| One of the most typical elements of Gothic
    architecture is the tracery found in windows, on walls, and in
    many other places in Gothic churches. What is mathematical about
    it? Tracery is exclusively constructed from circular arcs and
    straight line segments! It is the most mathematical kind of art
    known to me. In many of the thousands of Gothic churches and
    other buildings of that time surviving in Europe you can find
    nice examples, take photos and analyze them geometrically at
    home. Traceries appear some 60 years after the first examples of Gothic
    churches in the 1200's in Reims. There their construction is,
    like that of the typical pointed Gothic window, based on the
    equilateral triangle. In the course of stylistic development,
    the constructions became more and more elaborate and less determined
    by geometry until we find whole windows covered by wavy ornaments
    in the flamboyant late Gothic of about 1500.
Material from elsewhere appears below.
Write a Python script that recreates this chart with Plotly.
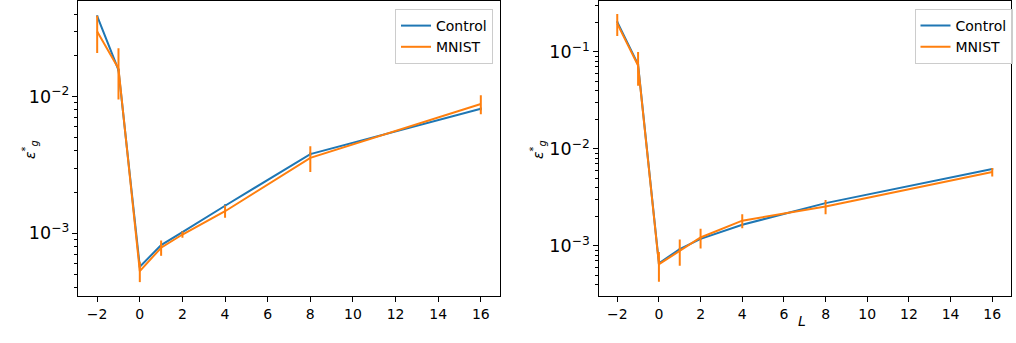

 Much more than the usual geometric designs of traceries can be
    found in the cloisters of the Cistercian monastery of Hauterive
    near Fribourg, Switzerland. Here the theme of the windows is
    geometry itself. Regular n-gons are shown for n = 3,4,5,6 and
    8. Variations of the pentagon show the pentagram and a delicately
    constructed rose. The whole cloisters seems to be a commentary
    to Euclid's book IV on the regular n-gons carved in stone.